▶ [Aim of the task]:
Transcribe each line of the material as it is, and drop any picture.

▶ [Given material]:
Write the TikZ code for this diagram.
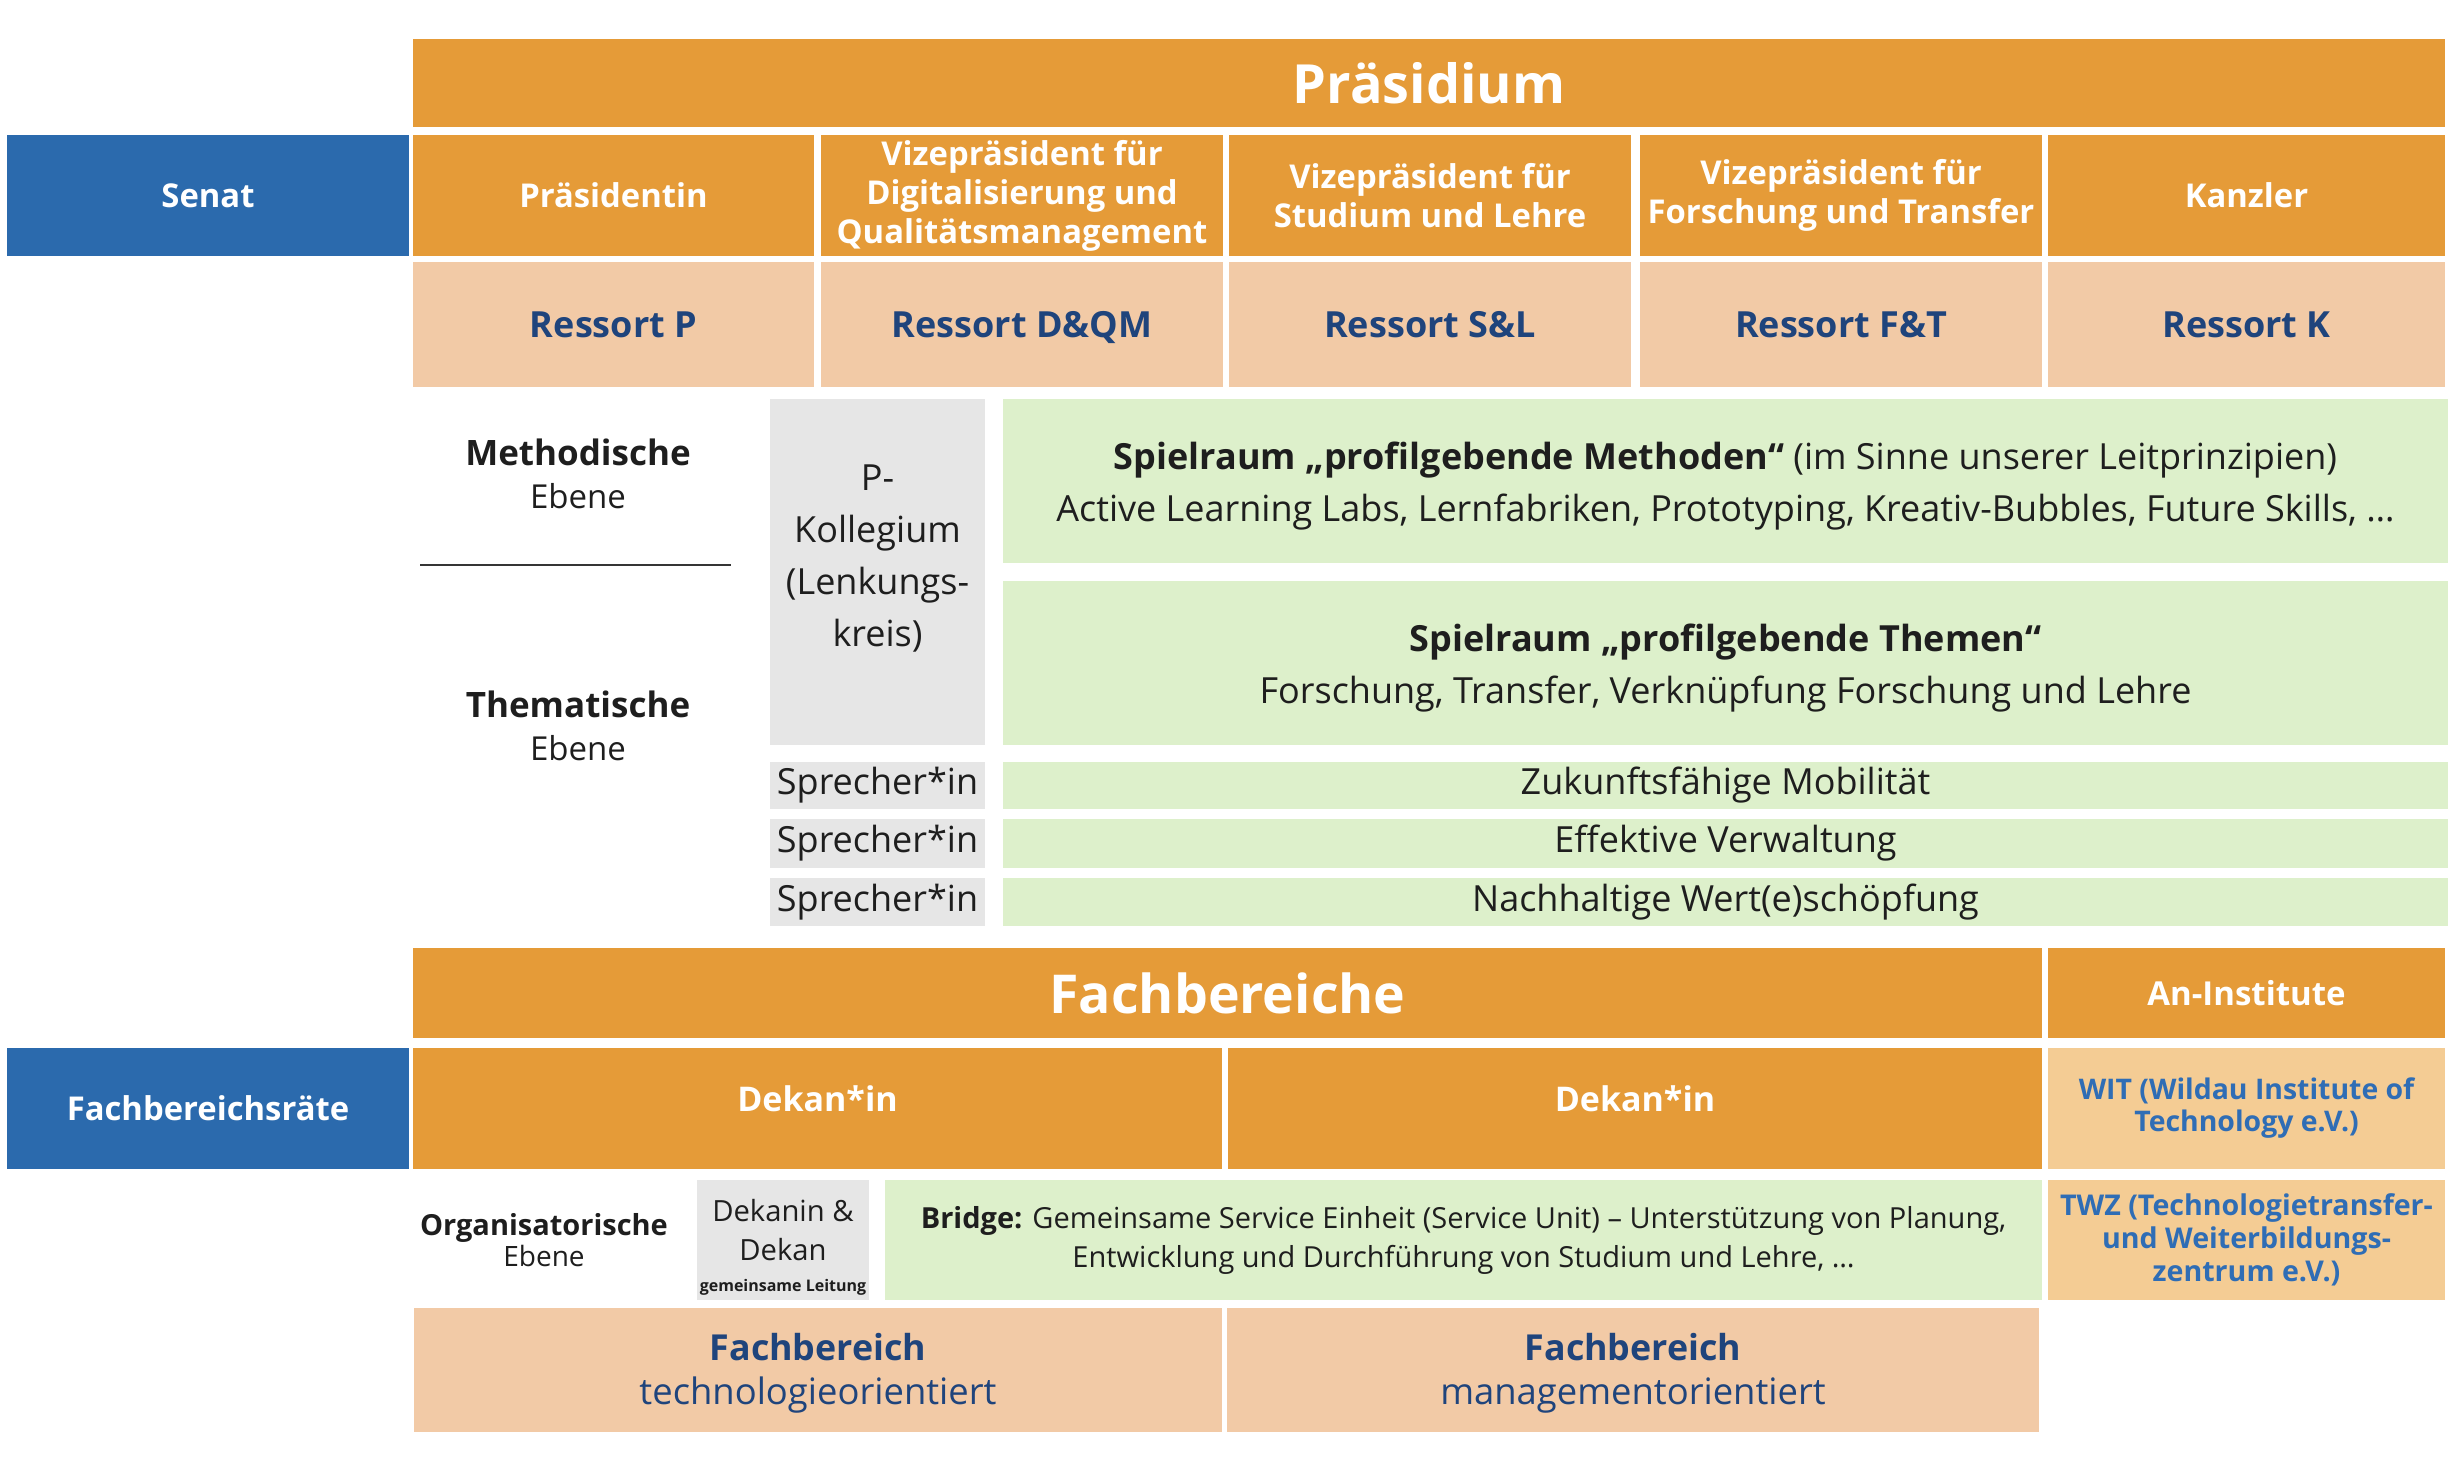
\documentclass[tikz,border=0pt]{standalone}
\usepackage{fontspec}
\setmainfont{Open Sans}
\definecolor{orng}{HTML}{E59B38}
\definecolor{senblue}{HTML}{2B6AAD}
\definecolor{salmon}{HTML}{F2CAA6}
\definecolor{lgreen}{HTML}{DDF0CB}
\definecolor{lgray}{HTML}{E6E6E6}
\definecolor{witfill}{HTML}{F4CC94}
\definecolor{navy}{HTML}{1F447C}
\definecolor{witblue}{HTML}{2F6DB5}
\definecolor{ink}{HTML}{1E1E1E}
\begin{document}
\begin{tikzpicture}[x=0.5pt,y=-0.5pt,
  cell/.style 2 args={inner sep=0pt, outer sep=0pt, align=center, minimum width=#1*0.5pt, minimum height=#2*0.5pt},
  orangebox/.style={fill=orng, text=white, font=\fontsize{16.4}{19.5}\selectfont\bfseries},
  bluebox/.style={fill=senblue, text=white, font=\fontsize{16.4}{19.5}\selectfont\bfseries},
  ressortbox/.style={fill=salmon, text=navy, font=\fontsize{18}{21}\selectfont\bfseries, text height=13.5pt, text depth=0pt},
  greenbox/.style={fill=lgreen, text=ink, font=\fontsize{18}{26}\selectfont},
  graybox/.style={fill=lgray, text=ink, font=\fontsize{18}{26}\selectfont},
  witbox/.style={fill=witfill, text=witblue, font=\fontsize{14.2}{16}\selectfont\bfseries},
  fbbox/.style={fill=salmon, text=navy, font=\fontsize{18.2}{22}\selectfont},
  level/.style={inner sep=0pt, align=center, text=ink},
  sepline/.style={line width=1.3pt, draw=ink!90}
]
\useasboundingbox (0,0) rectangle (2456,1476);

% Präsidium
\node[cell={2032}{88}, orangebox, font=\fontsize{27}{30}\selectfont\bfseries] (praes) at (1429,83) {Präsidium};

% row 2
\node[cell={402}{121}, bluebox] (senat) at (208,195.5) {Senat};
\node[cell={401}{121}, orangebox] (pin) at (613.5,195.5) {Präsidentin};
\node[cell={402}{121}, orangebox] (vpd) at (1022,195.5) {Vizepräsident für\\Digitalisierung und\\Qualitätsmanagement};
\node[cell={402}{121}, orangebox] (vps) at (1430,195.5) {Vizepräsident für\\Studium und Lehre};
\node[cell={402}{121}, orangebox] (vpf) at (1841,195.5) {Vizepräsident für\\Forschung und Transfer};
\node[cell={397}{121}, orangebox] (kanz) at (2246.5,195.5) {Kanzler};

% Ressorts
\node[cell={401}{125}, ressortbox] (rp) at (613.5,324.5) {Ressort P};
\node[cell={402}{125}, ressortbox] (rd) at (1022,324.5) {Ressort D\&QM};
\node[cell={402}{125}, ressortbox] (rs) at (1430,324.5) {Ressort S\&L};
\node[cell={402}{125}, ressortbox] (rf) at (1841,324.5) {Ressort F\&T};
\node[cell={397}{125}, ressortbox] (rk) at (2246.5,324.5) {Ressort K};

% levels
\node[level, font=\fontsize{17.5}{21.5}\selectfont] (meth) at (578,474) {\textbf{Methodische}\\{\fontsize{16.5}{21.5}\selectfont Ebene}};
\coordinate (sepL) at (420,565);
\coordinate (sepR) at (731,565);
\draw[sepline] (sepL) -- (sepR);
\node[level, font=\fontsize{17.5}{21.5}\selectfont] (them) at (578,726) {\textbf{Thematische}\\{\fontsize{16.5}{21.5}\selectfont Ebene}};

% P-Kollegium and Spielräume
\node[cell={215}{346}, graybox] (pkol) at (877.5,572) {};
\node[level, font=\fontsize{18}{26}\selectfont] (pkoltext) at (877.5,558) {P-\\Kollegium\\(Lenkungs-\\kreis)};
\node[cell={1445}{164}, greenbox] (spm) at (1725.5,481) {};
\node[level, font=\fontsize{18}{26}\selectfont] (spmtext) at (1725.5,486) {\textbf{Spielraum „profilgebende Methoden“} (im Sinne unserer Leitprinzipien)\\Active Learning Labs, Lernfabriken, Prototyping, Kreativ-Bubbles, Future Skills, \dots};
\node[cell={1445}{164}, greenbox] (spt) at (1725.5,663) {};
\node[level, font=\fontsize{18}{26}\selectfont] (spttext) at (1725.5,668) {\textbf{Spielraum „profilgebende Themen“}\\Forschung, Transfer, Verknüpfung Forschung und Lehre};

\node[cell={215}{47}, graybox] (sp1) at (877.5,785.5) {Sprecher*in};
\node[cell={215}{49}, graybox] (sp2) at (877.5,843.5) {Sprecher*in};
\node[cell={215}{48}, graybox] (sp3) at (877.5,902) {Sprecher*in};
\node[cell={1445}{47}, greenbox] (th1) at (1725.5,785.5) {Zukunftsfähige Mobilität};
\node[cell={1445}{49}, greenbox] (th2) at (1725.5,843.5) {Effektive Verwaltung};
\node[cell={1445}{48}, greenbox] (th3) at (1725.5,902) {Nachhaltige Wert(e)schöpfung};

% Fachbereiche
\node[cell={1629}{90}, orangebox, font=\fontsize{26.8}{30}\selectfont\bfseries] (fbs) at (1227.5,993) {Fachbereiche};
\node[cell={397}{90}, orangebox, font=\fontsize{16.5}{19}\selectfont\bfseries] (anin) at (2246.5,993) {An-Institute};

\node[cell={402}{121}, bluebox] (fbr) at (208,1108.5) {Fachbereichsräte};
\node[cell={809}{121}, orangebox, font=\fontsize{17}{21}\selectfont\bfseries, text height=12pt, text depth=9pt] (dek1) at (817.5,1108.5) {Dekan*in};
\node[cell={814}{121}, orangebox, font=\fontsize{17}{21}\selectfont\bfseries, text height=12pt, text depth=9pt] (dek2) at (1635,1108.5) {Dekan*in};
\node[cell={397}{121}, witbox] (wit) at (2246.5,1108.5) {WIT (Wildau Institute of\\Technology e.V.)};

\node[level, font=\fontsize{14.5}{15.5}\selectfont] (orga) at (544,1240) {\textbf{Organisatorische}\\{\fontsize{14}{15.5}\selectfont Ebene}};
\node[cell={172}{120}, graybox] (dd) at (783,1240) {};
\node[level, font=\fontsize{14.6}{19.5}\selectfont] (ddtext) at (783,1247) {Dekanin \&\\Dekan\\[-4pt]{\fontsize{8}{9}\selectfont\bfseries gemeinsame Leitung}};
\node[cell={1157}{120}, greenbox, font=\fontsize{14.5}{19.5}\selectfont] (bridge) at (1463.5,1240) {\textbf{Bridge:} Gemeinsame Service Einheit (Service Unit) – Unterstützung von Planung,\\Entwicklung und Durchführung von Studium und Lehre, \dots};
\node[cell={397}{120}, witbox, font=\fontsize{14.3}{16.5}\selectfont\bfseries] (twz) at (2246.5,1240) {TWZ (Technologietransfer-\\und Weiterbildungs-\\zentrum e.V.)};

\node[cell={808}{124}, fbbox] (fb1) at (818,1370) {};
\node[level, text=navy, font=\fontsize{18.2}{22}\selectfont] (fb1text) at (818,1373) {{\fontsize{17.9}{22}\selectfont\bfseries Fachbereich}\\technologieorientiert};
\node[cell={812}{124}, fbbox] (fb2) at (1633,1370) {};
\node[level, text=navy, font=\fontsize{18.2}{22}\selectfont] (fb2text) at (1633,1373) {{\fontsize{17.9}{22}\selectfont\bfseries Fachbereich}\\managementorientiert};
\end{tikzpicture}
\end{document}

▶ [Completed exercise]:
Write the TikZ code for this diagram.
\documentclass[tikz,border=0pt]{standalone}
\usepackage{fontspec}
\setmainfont{Open Sans}
\definecolor{orng}{HTML}{E59B38}
\definecolor{senblue}{HTML}{2B6AAD}
\definecolor{salmon}{HTML}{F2CAA6}
\definecolor{lgreen}{HTML}{DDF0CB}
\definecolor{lgray}{HTML}{E6E6E6}
\definecolor{witfill}{HTML}{F4CC94}
\definecolor{navy}{HTML}{1F447C}
\definecolor{witblue}{HTML}{2F6DB5}
\definecolor{ink}{HTML}{1E1E1E}
\begin{document}
\begin{tikzpicture}[x=0.5pt,y=-0.5pt,
  cell/.style 2 args={inner sep=0pt, outer sep=0pt, align=center, minimum width=#1*0.5pt, minimum height=#2*0.5pt},
  orangebox/.style={fill=orng, text=white, font=\fontsize{16.4}{19.5}\selectfont\bfseries},
  bluebox/.style={fill=senblue, text=white, font=\fontsize{16.4}{19.5}\selectfont\bfseries},
  ressortbox/.style={fill=salmon, text=navy, font=\fontsize{18}{21}\selectfont\bfseries, text height=13.5pt, text depth=0pt},
  greenbox/.style={fill=lgreen, text=ink, font=\fontsize{18}{26}\selectfont},
  graybox/.style={fill=lgray, text=ink, font=\fontsize{18}{26}\selectfont},
  witbox/.style={fill=witfill, text=witblue, font=\fontsize{14.2}{16}\selectfont\bfseries},
  fbbox/.style={fill=salmon, text=navy, font=\fontsize{18.2}{22}\selectfont},
  level/.style={inner sep=0pt, align=center, text=ink},
  sepline/.style={line width=1.3pt, draw=ink!90}
]
\useasboundingbox (0,0) rectangle (2456,1476);

% Präsidium
\node[cell={2032}{88}, orangebox, font=\fontsize{27}{30}\selectfont\bfseries] (praes) at (1429,83) {Präsidium};

% row 2
\node[cell={402}{121}, bluebox] (senat) at (208,195.5) {Senat};
\node[cell={401}{121}, orangebox] (pin) at (613.5,195.5) {Präsidentin};
\node[cell={402}{121}, orangebox] (vpd) at (1022,195.5) {Vizepräsident für\\Digitalisierung und\\Qualitätsmanagement};
\node[cell={402}{121}, orangebox] (vps) at (1430,195.5) {Vizepräsident für\\Studium und Lehre};
\node[cell={402}{121}, orangebox] (vpf) at (1841,195.5) {Vizepräsident für\\Forschung und Transfer};
\node[cell={397}{121}, orangebox] (kanz) at (2246.5,195.5) {Kanzler};

% Ressorts
\node[cell={401}{125}, ressortbox] (rp) at (613.5,324.5) {Ressort P};
\node[cell={402}{125}, ressortbox] (rd) at (1022,324.5) {Ressort D\&QM};
\node[cell={402}{125}, ressortbox] (rs) at (1430,324.5) {Ressort S\&L};
\node[cell={402}{125}, ressortbox] (rf) at (1841,324.5) {Ressort F\&T};
\node[cell={397}{125}, ressortbox] (rk) at (2246.5,324.5) {Ressort K};

% levels
\node[level, font=\fontsize{17.5}{21.5}\selectfont] (meth) at (578,474) {\textbf{Methodische}\\{\fontsize{16.5}{21.5}\selectfont Ebene}};
\coordinate (sepL) at (420,565);
\coordinate (sepR) at (731,565);
\draw[sepline] (sepL) -- (sepR);
\node[level, font=\fontsize{17.5}{21.5}\selectfont] (them) at (578,726) {\textbf{Thematische}\\{\fontsize{16.5}{21.5}\selectfont Ebene}};

% P-Kollegium and Spielräume
\node[cell={215}{346}, graybox] (pkol) at (877.5,572) {};
\node[level, font=\fontsize{18}{26}\selectfont] (pkoltext) at (877.5,558) {P-\\Kollegium\\(Lenkungs-\\kreis)};
\node[cell={1445}{164}, greenbox] (spm) at (1725.5,481) {};
\node[level, font=\fontsize{18}{26}\selectfont] (spmtext) at (1725.5,486) {\textbf{Spielraum „profilgebende Methoden“} (im Sinne unserer Leitprinzipien)\\Active Learning Labs, Lernfabriken, Prototyping, Kreativ-Bubbles, Future Skills, \dots};
\node[cell={1445}{164}, greenbox] (spt) at (1725.5,663) {};
\node[level, font=\fontsize{18}{26}\selectfont] (spttext) at (1725.5,668) {\textbf{Spielraum „profilgebende Themen“}\\Forschung, Transfer, Verknüpfung Forschung und Lehre};

\node[cell={215}{47}, graybox] (sp1) at (877.5,785.5) {Sprecher*in};
\node[cell={215}{49}, graybox] (sp2) at (877.5,843.5) {Sprecher*in};
\node[cell={215}{48}, graybox] (sp3) at (877.5,902) {Sprecher*in};
\node[cell={1445}{47}, greenbox] (th1) at (1725.5,785.5) {Zukunftsfähige Mobilität};
\node[cell={1445}{49}, greenbox] (th2) at (1725.5,843.5) {Effektive Verwaltung};
\node[cell={1445}{48}, greenbox] (th3) at (1725.5,902) {Nachhaltige Wert(e)schöpfung};

% Fachbereiche
\node[cell={1629}{90}, orangebox, font=\fontsize{26.8}{30}\selectfont\bfseries] (fbs) at (1227.5,993) {Fachbereiche};
\node[cell={397}{90}, orangebox, font=\fontsize{16.5}{19}\selectfont\bfseries] (anin) at (2246.5,993) {An-Institute};

\node[cell={402}{121}, bluebox] (fbr) at (208,1108.5) {Fachbereichsräte};
\node[cell={809}{121}, orangebox, font=\fontsize{17}{21}\selectfont\bfseries, text height=12pt, text depth=9pt] (dek1) at (817.5,1108.5) {Dekan*in};
\node[cell={814}{121}, orangebox, font=\fontsize{17}{21}\selectfont\bfseries, text height=12pt, text depth=9pt] (dek2) at (1635,1108.5) {Dekan*in};
\node[cell={397}{121}, witbox] (wit) at (2246.5,1108.5) {WIT (Wildau Institute of\\Technology e.V.)};

\node[level, font=\fontsize{14.5}{15.5}\selectfont] (orga) at (544,1240) {\textbf{Organisatorische}\\{\fontsize{14}{15.5}\selectfont Ebene}};
\node[cell={172}{120}, graybox] (dd) at (783,1240) {};
\node[level, font=\fontsize{14.6}{19.5}\selectfont] (ddtext) at (783,1247) {Dekanin \&\\Dekan\\[-4pt]{\fontsize{8}{9}\selectfont\bfseries gemeinsame Leitung}};
\node[cell={1157}{120}, greenbox, font=\fontsize{14.5}{19.5}\selectfont] (bridge) at (1463.5,1240) {\textbf{Bridge:} Gemeinsame Service Einheit (Service Unit) – Unterstützung von Planung,\\Entwicklung und Durchführung von Studium und Lehre, \dots};
\node[cell={397}{120}, witbox, font=\fontsize{14.3}{16.5}\selectfont\bfseries] (twz) at (2246.5,1240) {TWZ (Technologietransfer-\\und Weiterbildungs-\\zentrum e.V.)};

\node[cell={808}{124}, fbbox] (fb1) at (818,1370) {};
\node[level, text=navy, font=\fontsize{18.2}{22}\selectfont] (fb1text) at (818,1373) {{\fontsize{17.9}{22}\selectfont\bfseries Fachbereich}\\technologieorientiert};
\node[cell={812}{124}, fbbox] (fb2) at (1633,1370) {};
\node[level, text=navy, font=\fontsize{18.2}{22}\selectfont] (fb2text) at (1633,1373) {{\fontsize{17.9}{22}\selectfont\bfseries Fachbereich}\\managementorientiert};
\end{tikzpicture}
\end{document}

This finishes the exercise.